**Challenge**.
Without the pictures, print the lines running from the beginning of the material to the line containing "geo = [(182.5, 330.0, 157.0), (741.5, 325.0, 152.0)]", both ends included.

________________________

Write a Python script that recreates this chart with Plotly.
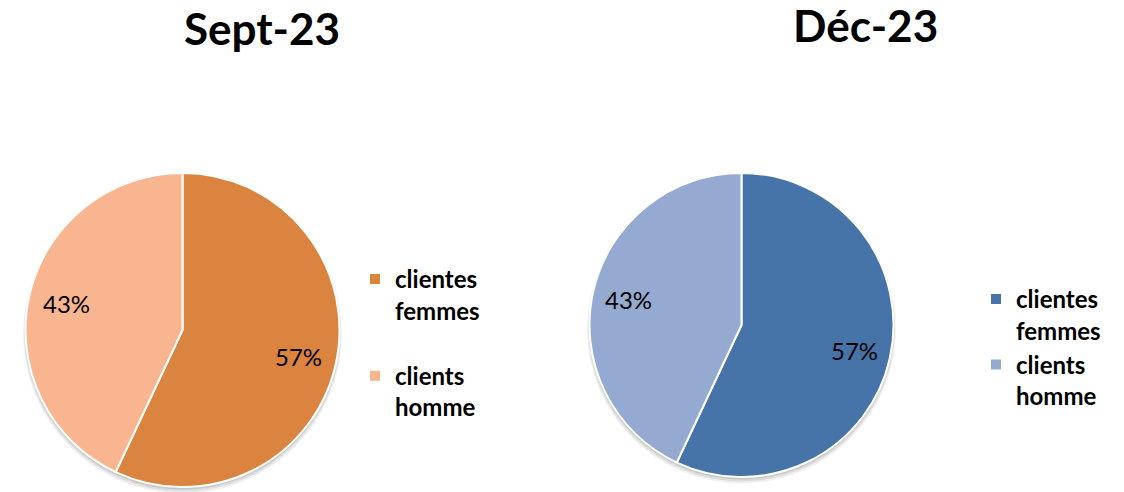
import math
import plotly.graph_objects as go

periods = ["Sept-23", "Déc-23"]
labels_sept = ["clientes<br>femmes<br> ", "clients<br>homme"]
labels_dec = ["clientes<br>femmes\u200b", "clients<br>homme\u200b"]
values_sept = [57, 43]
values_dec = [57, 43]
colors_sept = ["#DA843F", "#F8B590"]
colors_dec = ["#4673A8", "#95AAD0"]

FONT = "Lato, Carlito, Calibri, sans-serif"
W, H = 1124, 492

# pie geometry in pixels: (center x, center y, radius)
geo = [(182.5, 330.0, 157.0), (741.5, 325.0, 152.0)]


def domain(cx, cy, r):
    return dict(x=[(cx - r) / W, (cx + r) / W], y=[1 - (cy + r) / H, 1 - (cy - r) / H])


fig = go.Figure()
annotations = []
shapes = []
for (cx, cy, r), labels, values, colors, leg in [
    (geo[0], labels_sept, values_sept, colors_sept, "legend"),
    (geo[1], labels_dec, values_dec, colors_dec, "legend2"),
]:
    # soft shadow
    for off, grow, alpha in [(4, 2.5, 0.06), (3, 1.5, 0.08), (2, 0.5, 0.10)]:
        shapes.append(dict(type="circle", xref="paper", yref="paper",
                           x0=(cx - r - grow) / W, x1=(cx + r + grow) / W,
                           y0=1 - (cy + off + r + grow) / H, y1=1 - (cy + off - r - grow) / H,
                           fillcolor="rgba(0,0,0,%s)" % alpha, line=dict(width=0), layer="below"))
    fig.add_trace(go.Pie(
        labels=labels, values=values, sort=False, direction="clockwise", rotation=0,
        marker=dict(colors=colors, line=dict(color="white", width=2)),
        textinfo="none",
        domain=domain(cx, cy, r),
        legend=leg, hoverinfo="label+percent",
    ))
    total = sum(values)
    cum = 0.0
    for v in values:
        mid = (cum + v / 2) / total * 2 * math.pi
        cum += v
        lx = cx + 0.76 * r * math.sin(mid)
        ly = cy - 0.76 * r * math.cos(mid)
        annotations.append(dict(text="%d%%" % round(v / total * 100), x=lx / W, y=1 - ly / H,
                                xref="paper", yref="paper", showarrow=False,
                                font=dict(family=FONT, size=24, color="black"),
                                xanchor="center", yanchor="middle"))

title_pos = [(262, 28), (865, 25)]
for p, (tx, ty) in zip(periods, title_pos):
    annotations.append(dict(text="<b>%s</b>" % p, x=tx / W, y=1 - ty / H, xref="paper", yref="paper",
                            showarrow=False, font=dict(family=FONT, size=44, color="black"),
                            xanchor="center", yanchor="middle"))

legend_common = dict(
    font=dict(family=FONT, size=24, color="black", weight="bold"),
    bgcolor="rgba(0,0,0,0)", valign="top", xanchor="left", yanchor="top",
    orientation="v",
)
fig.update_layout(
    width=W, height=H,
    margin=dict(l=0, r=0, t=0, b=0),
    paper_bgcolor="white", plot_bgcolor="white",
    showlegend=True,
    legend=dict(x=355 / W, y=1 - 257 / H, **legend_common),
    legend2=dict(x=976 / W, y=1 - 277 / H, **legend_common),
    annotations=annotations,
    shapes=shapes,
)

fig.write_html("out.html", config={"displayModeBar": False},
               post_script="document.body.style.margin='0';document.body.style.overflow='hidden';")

________________________

**Result below**.
Write a Python script that recreates this chart with Plotly.
import math
import plotly.graph_objects as go

periods = ["Sept-23", "Déc-23"]
labels_sept = ["clientes<br>femmes<br> ", "clients<br>homme"]
labels_dec = ["clientes<br>femmes\u200b", "clients<br>homme\u200b"]
values_sept = [57, 43]
values_dec = [57, 43]
colors_sept = ["#DA843F", "#F8B590"]
colors_dec = ["#4673A8", "#95AAD0"]

FONT = "Lato, Carlito, Calibri, sans-serif"
W, H = 1124, 492

# pie geometry in pixels: (center x, center y, radius)
geo = [(182.5, 330.0, 157.0), (741.5, 325.0, 152.0)]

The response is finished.